The newspaper report said that seven gigabytes of data - the average smartphone uses this amount of data monthly - was dumped on the Internet by cybercriminals on October 9. Included were customers’ personal information such as names, addresses, taxpayer registration numbers, signatures, videos, and pictures of Massy Jamaica employees and contractors.
A few days ago, this newspaper reported on a Jamaica Public Service Company data breach that occurred in 2020. It led to the exposure of confidential customer information. There is controversy over the scale of the breach. The JPS has 640,000 customers. The same article also provided information about another intrusion on the JamCOVID website and application. “More than 70,000 negative COVID-19 lab results, over 425,000 immigration travel documents authorizing travel to the island - including identity and passport information - and some 250,000 quarantine orders were exposed,” it said.
Data controllers - entities such as JPS, Massy Jamaica and others - are required by the Data Protection Act to process data in compliance with data-protection standards; report non-compliance with the required standards; and report security breaches that occur in their operations that involve personal data to the authorities. They are also required to inform the persons whose data was exposed.

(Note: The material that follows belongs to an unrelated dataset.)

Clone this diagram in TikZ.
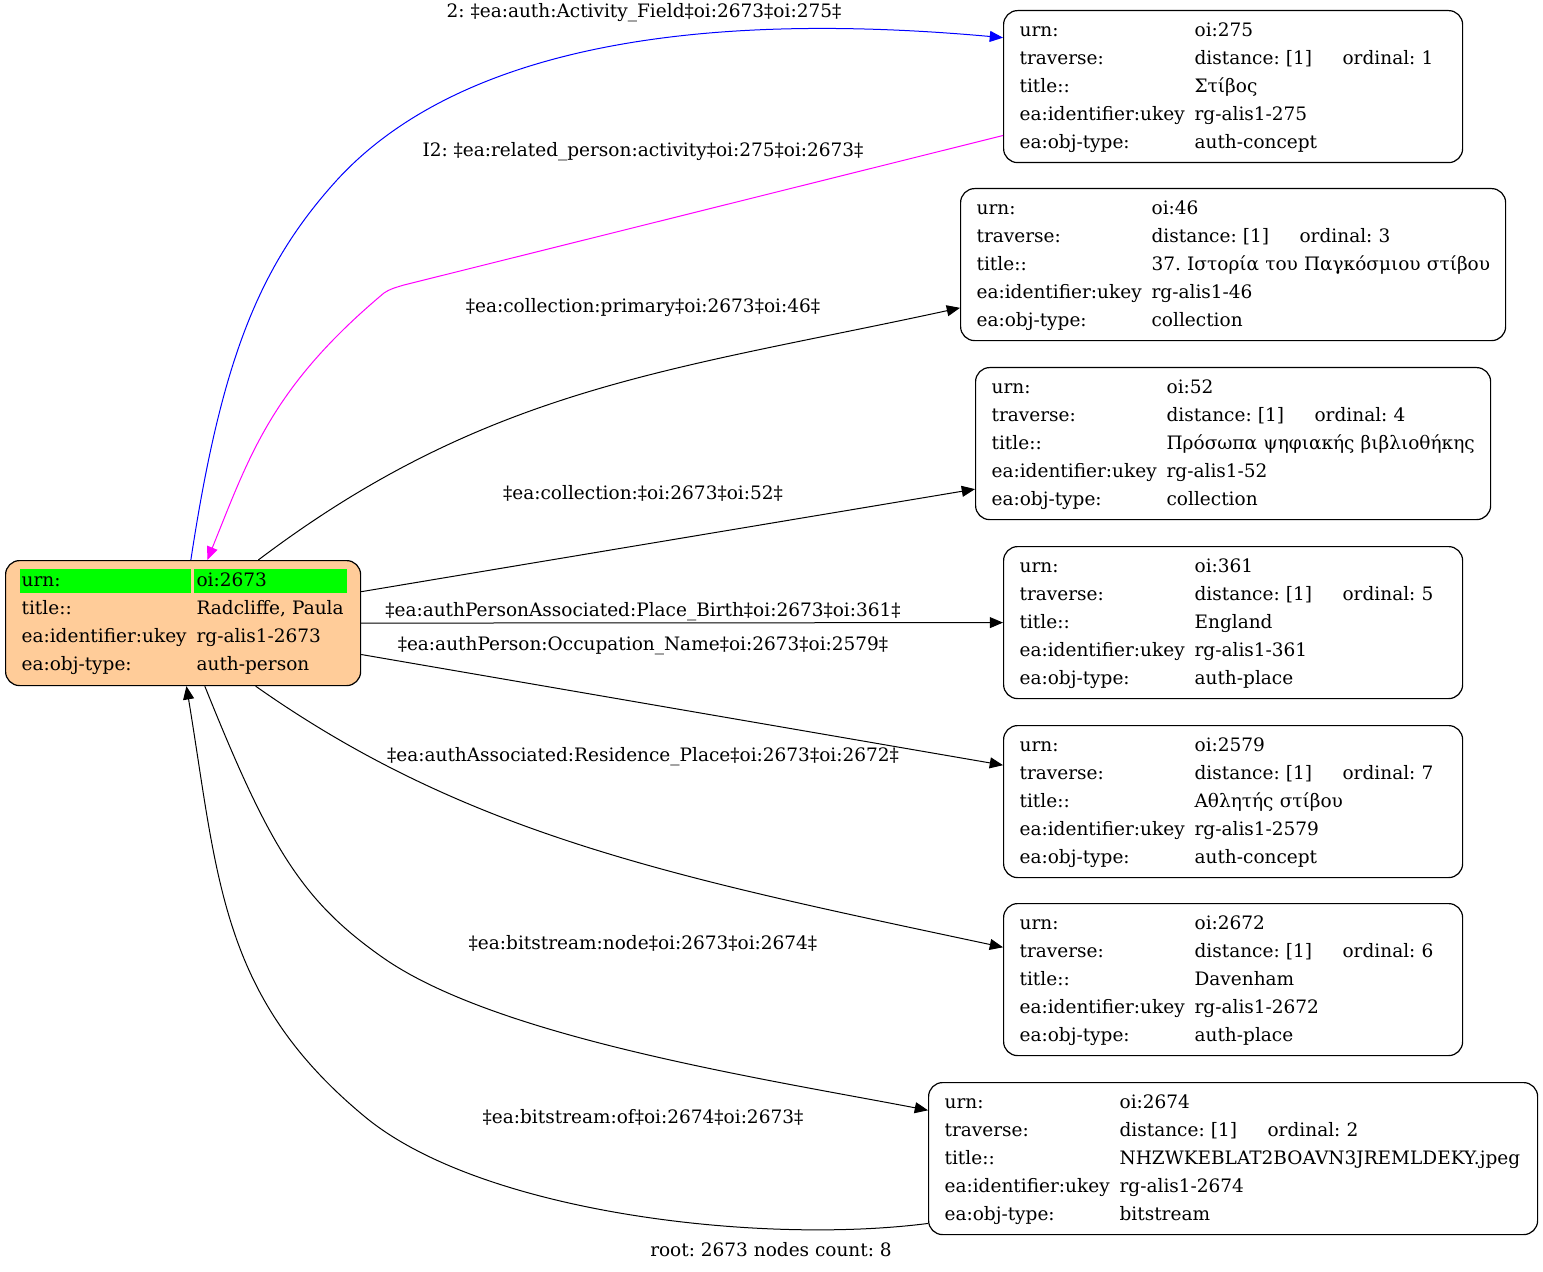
\documentclass[tikz,border=0pt]{standalone}
\usepackage{fontspec}
\setmainfont{DejaVu Serif}
\usetikzlibrary{arrows}
\definecolor{peach}{RGB}{255,204,153}
\definecolor{urngreen}{RGB}{0,255,0}
\definecolor{relblue}{RGB}{0,0,255}
\definecolor{relmag}{RGB}{255,0,255}
\newcommand{\kv}[2]{\makebox[87.5bp][l]{#1}\mbox{#2}\strut}
\newcommand{\trv}[1]{\makebox[87.5bp][l]{traverse:}\makebox[74bp][l]{distance: [1]}ordinal: #1\strut}
\newcommand{\urnrow}[2]{\makebox[87.5bp][l]{\hspace{-1bp}\rlap{\color{urngreen}\rule[-3bp]{85.5bp}{12bp}}\hspace{1bp}#1}%
  \hspace{-1.5bp}\rlap{\color{urngreen}\rule[-3bp]{76.5bp}{12bp}}\hspace{1.5bp}#2\strut}

\begin{document}
\frenchspacing
\begin{tikzpicture}[x=0.5bp,y=-0.5bp,font=\fontsize{9.25bp}{14bp}\selectfont]
			\tikzstyle{es} = [-triangle 45, line width=0.5bp]
			\tikzstyle{rec} = [draw, line width=0.6bp, rounded corners=7bp, anchor=north west, align=left, inner xsep=8bp, inner ysep=3bp, fill=white]
			\tikzstyle{lbl} = [inner sep=0pt]
			\useasboundingbox (0,0) rectangle (1543,1272);
			% root
			\node [rec, fill=peach, inner ysep=3.25bp, text width=161.5bp] (n2673) at (5,560) {\urnrow{urn:}{oi:2673}\\ \kv{title::}{Radcliffe, Paula}\\ \kv{ea:identifier:ukey}{rg-alis1-2673}\\ \kv{ea:obj-type:}{auth-person}};
			% neighbours
			\node [rec, text width=213.5bp] (n275) at (1003,10) {\kv{urn:}{oi:275}\\ \trv{1}\\ \kv{title::}{Στίβος}\\ \kv{ea:identifier:ukey}{rg-alis1-275}\\ \kv{ea:obj-type:}{auth-concept}};
			\node [rec, text width=256.5bp] (n46) at (960,188) {\kv{urn:}{oi:46}\\ \trv{3}\\ \kv{title::}{37. Ιστορία του Παγκόσμιου στίβου}\\ \kv{ea:identifier:ukey}{rg-alis1-46}\\ \kv{ea:obj-type:}{collection}};
			\node [rec, text width=241.5bp] (n52) at (975,367) {\kv{urn:}{oi:52}\\ \trv{4}\\ \kv{title::}{Πρόσωπα ψηφιακής βιβλιοθήκης}\\ \kv{ea:identifier:ukey}{rg-alis1-52}\\ \kv{ea:obj-type:}{collection}};
			\node [rec, text width=213.5bp] (n361) at (1003,546) {\kv{urn:}{oi:361}\\ \trv{5}\\ \kv{title::}{England}\\ \kv{ea:identifier:ukey}{rg-alis1-361}\\ \kv{ea:obj-type:}{auth-place}};
			\node [rec, text width=213.5bp] (n2579) at (1003,725) {\kv{urn:}{oi:2579}\\ \trv{7}\\ \kv{title::}{Αθλητής στίβου}\\ \kv{ea:identifier:ukey}{rg-alis1-2579}\\ \kv{ea:obj-type:}{auth-concept}};
			\node [rec, text width=213.5bp] (n2672) at (1003,903) {\kv{urn:}{oi:2672}\\ \trv{6}\\ \kv{title::}{Davenham}\\ \kv{ea:identifier:ukey}{rg-alis1-2672}\\ \kv{ea:obj-type:}{auth-place}};
			\node [rec, text width=288.5bp] (n2674) at (928,1082) {\kv{urn:}{oi:2674}\\ \trv{2}\\ \kv{title::}{NHZWKEBLAT2BOAVN3JREMLDEKY.jpeg}\\ \kv{ea:identifier:ukey}{rg-alis1-2674}\\ \kv{ea:obj-type:}{bitstream}};
			% edges
			\draw [es, relblue] (n2673.83) .. controls (221,362) and (258,267) .. (337,180) .. controls (424,85) and (607,0) .. (n275.168);
			\draw [es, relmag] (n275.192) -- (404,285) .. controls (394,288) and (390,289) .. (384,293) .. controls (267,391) and (248,461) .. (n2673.69);
			\draw [es] (n2673.40) .. controls (491,384) and (677,370) .. (n46.189);
			\draw [es] (n2673.10) -- (n52.190);
			\draw [es] (n2673.east) -- (n361.west);
			\draw [es] (n2673.-10) -- (n2579.171);
			\draw [es] (n2673.-41) .. controls (471,838) and (683,879) .. (n2672.172);
			\draw [es] (n2673.-71) .. controls (269,846) and (301,900) .. (382,957) .. controls (498,1039) and (772,1080) .. (n2674.171);
			\draw [es] (n2674.192) .. controls (760,1245) and (480,1213) .. (364,1116) .. controls (217,994) and (218,873) .. (n2673.-87);
			% edge labels
			\node [lbl] (l275) at (644,13) {2: ‡ea:auth:Activity\_Field‡oi:2673‡oi:275‡};
			\node [lbl] (l275b) at (643,152) {I2: ‡ea:related\_person:activity‡oi:275‡oi:2673‡};
			\node [lbl] (l46) at (643,308) {‡ea:collection:primary‡oi:2673‡oi:46‡};
			\node [lbl] (l52) at (643,493) {‡ea:collection:‡oi:2673‡oi:52‡};
			\node [lbl] (l361) at (643,612) {‡ea:authPersonAssociated:Place\_Birth‡oi:2673‡oi:361‡};
			\node [lbl] (l2579) at (643,646) {‡ea:authPerson:Occupation\_Name‡oi:2673‡oi:2579‡};
			\node [lbl] (l2672) at (643,757) {‡ea:authAssociated:Residence\_Place‡oi:2673‡oi:2672‡};
			\node [lbl] (l2674) at (643,943) {‡ea:bitstream:node‡oi:2673‡oi:2674‡};
			\node [lbl] (l2674b) at (643,1117) {‡ea:bitstream:of‡oi:2674‡oi:2673‡};
			\node [lbl] (cap) at (771,1250) {root: 2673 nodes count: 8};
		\end{tikzpicture}
\end{document}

Penalties are imposed for non-compliance.
Since January 2009, local police authorities here have received an average of 10 to 15 ‘cyber related’ complaints per month, according to one report. That number has increased sharply over the years. This has led the Government to conduct a review of the Cybercrimes Act 2015 “to keep pace with the evolution of cybercrimes”.
Eliminating or reducing cyberspace risk is tough. A meeting involving representatives from 120 countries is planned to develop a global response. Renee Dudley and Daniel Golden, in their book The Ransomware Hunting Team: A Band of Misfits’ Improbable Crusade to Save The World from Cybercrimes, explain how the FBI stumbled in its war against cybercrime, according to a recent issue of the magazine ProPublica. These examples illustrate the scale of the problem facing persons and organisations in small, developing countries like Jamaica.
Dr Daniel A. Pollock, a medical epidemiologist who worked at the US Centers for Disease Control and Prevention for 35 years, recently wrote a paper, ‘COVID-19: Lessons in Ignorance’. It included the following statement: “Among the nation’s earliest and most important pandemic lessons is the immense toll that ignorance can take on human lives.”
In Jamaica, we should not allow ignorance about cyberspace risks to prevent us from using digital tools that can improve lives and livelihoods. We must understand the threats and develop appropriate strategies to manage them. The subject is not only for the techies. Cybersecurity is everybody’s business.